Weren’t those kind-hearted adult masters the same loons who had spent the past week hooking their thumbs into their ears, beefing obscenely about how uncaring Sen. Jim Bunning was acting toward hard-working unemployed Democratic Americans?

Hearing liberals mock serious people grows so tiresome.

Surely some among them are capable of offering vaguely more cerebral rejoinders.

Did they know why the eminently commendable Mr. Bunning took his heroically principled stand?

There isn’t any money to pay for the proposed bill, boys and girls? To which runt rascals like U.S. Rep. Henry Waxman and Senate Majority Leader Sen. Harry Reid said, in well-practiced unison, “We will print more.”

Didn’t public school teachers learn the rudiments of fiscal responsibility back in their Teachers College days?

Take a memo, Murgatroyd:

Dear Teachers:

Since even Sacramento cannot spend what it does not have, unless you do away with vast social welfare programs for illegal immigrants and for permanently unemployed legal Americans, unless you stop sending the most liberal boys and girls on the Election Day ballot to the Legislature, there never will be enough money for schools.

As a mature gentleman whose tastes favor the simple and uncomplicated, surely responsible teachers and responsible parents, working collaboratively, can design an intelligent fiscal scheme with which to confront the Legislature.

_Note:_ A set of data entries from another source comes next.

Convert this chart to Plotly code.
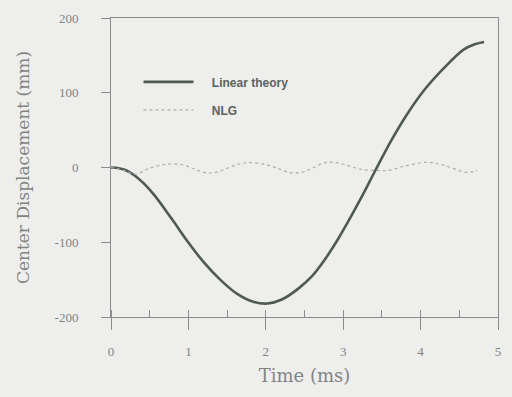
import plotly.graph_objects as go

# Linear theory curve
lin_t = [0.0, 0.1, 0.2, 0.31, 0.43, 0.56, 0.78, 0.99, 1.2, 1.42, 1.63, 1.85, 2.02, 2.2, 2.42, 2.6, 2.77, 2.92, 3.06, 3.24, 3.41, 3.62, 3.83, 4.05, 4.31, 4.56, 4.7, 4.82]
lin_v = [0, -1, -4, -11, -22, -37, -68, -99, -127, -151, -169, -180, -182, -177, -162, -145, -122, -98, -73, -39, -5, 36, 72, 104, 134, 158, 165, 168]

# NLG curve
nlg_t = [0.0, 0.1, 0.2, 0.31, 0.5, 0.69, 0.91, 1.05, 1.2, 1.33, 1.5, 1.63, 1.78, 2.0, 2.15, 2.3, 2.46, 2.6, 2.77, 2.9, 3.05, 3.23, 3.45, 3.58, 3.8, 4.09, 4.3, 4.6, 4.73]
nlg_v = [0, -2, -5, -9, -1, 4, 4, -1, -6.5, -7, -1, 4, 6.6, 4, -1, -6.6, -6.6, -1, 6.6, 6.6, 3, -2.6, -4, -4, 2, 7, 3, -6.6, -4]

x_ticks = [0, 1, 2, 3, 4, 5]
x_labels = ["0", "1", "2", "3", "4", "5"]
y_ticks = [-200, -100, 0, 100, 200]
y_labels = ["-200", "-100", "0", "100", "200"]

bg = "#eeeeec"
grey = "#838383"
axcol = "#8c8c8c"
serif = "Liberation Serif"
nb = "\u00a0"

fig = go.Figure()
fig.add_trace(go.Scatter(x=lin_t, y=lin_v, mode="lines", name=nb * 4 + "<b>Linear theory</b>",
                         line=dict(color="#4f5a55", width=2.6, shape="spline", smoothing=1.0),
                         legendgroup="a"))
fig.add_trace(go.Scatter(x=nlg_t, y=nlg_v, mode="lines", name=nb * 4 + "<b>NLG</b>",
                         line=dict(color="#a9aeac", width=1.2, dash="dot", shape="spline"),
                         legendgroup="b"))

fig.update_layout(
    width=512, height=397,
    margin=dict(l=111, r=11, t=13, b=80),
    paper_bgcolor=bg, plot_bgcolor=bg,
    showlegend=True,
    legend=dict(x=0.071, y=0.835, xanchor="left", yanchor="top",
                bgcolor="rgba(0,0,0,0)", tracegroupgap=9,
                font=dict(family="Liberation Sans", size=12, color="#5a635f"),
                itemwidth=50),
    xaxis=dict(range=[0, 5], tickvals=x_ticks, ticktext=x_labels, showline=True, linecolor=axcol,
               linewidth=1, mirror=True, showgrid=False, zeroline=False,
               ticks="outside", ticklen=12, tickcolor=axcol, ticklabelstandoff=10,
               minor=dict(dtick=0.5, ticks="inside", ticklen=7, tickcolor=axcol),
               tickfont=dict(family=serif, size=13, color=grey),
               title=dict(text="Time (ms)", standoff=11,
                          font=dict(family="DejaVu Serif", size=18, color=grey))),
    yaxis=dict(range=[-200, 200], tickvals=y_ticks, ticktext=y_labels, showline=True, linecolor=axcol,
               linewidth=1, mirror=True, showgrid=False, zeroline=False,
               ticks="outside", ticklen=9, tickcolor=axcol, ticklabelstandoff=20,
               tickfont=dict(family=serif, size=13, color=grey),
               title=dict(text="Center Displacement (mm)", standoff=20,
                          font=dict(family="DejaVu Serif", size=17, color=grey))),
)

fig.write_html("out.html")
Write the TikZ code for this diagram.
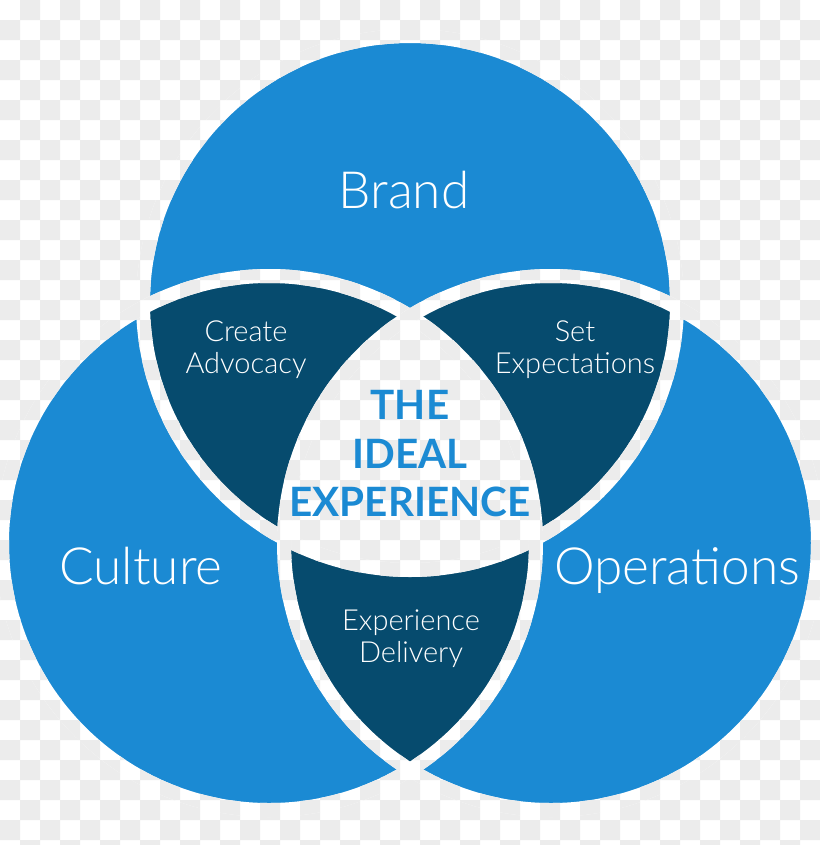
\documentclass[tikz,border=0pt]{standalone}
\usepackage{fontspec}
\setmainfont{Lato}
\newfontfamily\thinfont{Lato Light}
\definecolor{VennBlue}{RGB}{27,138,211}
\definecolor{VennNavy}{RGB}{6,75,110}
\definecolor{CheckGray}{RGB}{236,236,236}

\newcommand\vennR{267}
\newcommand\gapR{7}
% see-through grid, 20px squares
\newcommand\checkers{%
  \fill[white] (0,0) rectangle (820,845);
  \fill[CheckGray] \foreach \j in {0,...,42}{
    \foreach \k in {0,...,20}{
      ({20*(2*\k+1-mod(\j,2))},{20*\j}) rectangle ++(20,20)
    }};
}
% ring round a set rim, both ways round so the hole stays out
\newcommand\ringclip[1]{%
  \clip (#1) ++(\vennR+\gapR,0) arc[start angle=0,end angle=360,radius=\vennR+\gapR]
        (#1) ++(\vennR-\gapR,0) arc[start angle=360,end angle=0,radius=\vennR-\gapR];}

\begin{document}
\begin{tikzpicture}[x=0.2mm,y=-0.2mm,
  biglabel/.style={text=white,font=\thinfont\fontsize{29.2}{30}\selectfont,anchor=base},
  smalllabel/.style={text=white,font=\thinfont\fontsize{16.5}{18.2}\selectfont,align=center},
  idealtext/.style={text=VennBlue,font=\bfseries\fontsize{23}{27.6}\selectfont,align=center}]
  \useasboundingbox (0,0) rectangle (820,845);
  \clip (0,0) rectangle (820,845);
  \checkers
  \coordinate (brandC) at (410,303);
  \coordinate (cultureC) at (269,543);
  \coordinate (operC) at (551,543);
  % the three sets
  \fill[VennBlue] (brandC) circle (\vennR) (cultureC) circle (\vennR)
    (operC) circle (\vennR);
  % two by two overlaps
  \begin{scope}
    \clip (cultureC) circle (\vennR);
    \fill[VennNavy] (brandC) circle (\vennR) (operC) circle (\vennR);
  \end{scope}
  \begin{scope}
    \clip (operC) circle (\vennR);
    \fill[VennNavy] (brandC) circle (\vennR);
  \end{scope}
  % middle stays open
  \begin{scope}
    \clip (brandC) circle (\vennR);
    \clip (cultureC) circle (\vennR);
    \clip (operC) circle (\vennR);
    \checkers
  \end{scope}
  % gaps along every rim
  \foreach \c in {brandC,cultureC,operC}{
    \begin{scope}
      \ringclip{\c}
      \checkers
    \end{scope}}

  \node[biglabel] (brand) at (404,208) {Brand};
  \node[biglabel] (culture) at (141,584) {Culture};
  \node[biglabel] (oper) at (677,584) {Operations};
  \node[smalllabel] (advocacy) at (246,350) {Create\\Advocacy};
  \node[smalllabel] (expect) at (575,350) {Set\\Expectations};
  \node[smalllabel] (delivery) at (411,639) {Experience\\Delivery};
  \node[idealtext] (ideal) at (410,454) {THE\\IDEAL\\EXPERIENCE};
\end{tikzpicture}
\end{document}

Those are not Mensa boys in Sacramento.

Returning to Manipulation Day:

Standing on a street corner, barking like dogs suffering from distemper, is an undignified, crayon-level gimmick that insults the intelligence of sober grownups interested in reaching a palatable solution.

Next year on Manipulation Day, perhaps the kind-hearted organizers will herd all of their mind-numbed puerile pawns into the Culver City Dog Park. Then we can shoot a group picture instead of traipsing from campus to campus spewing those darned pesky greenhouse gas emissions.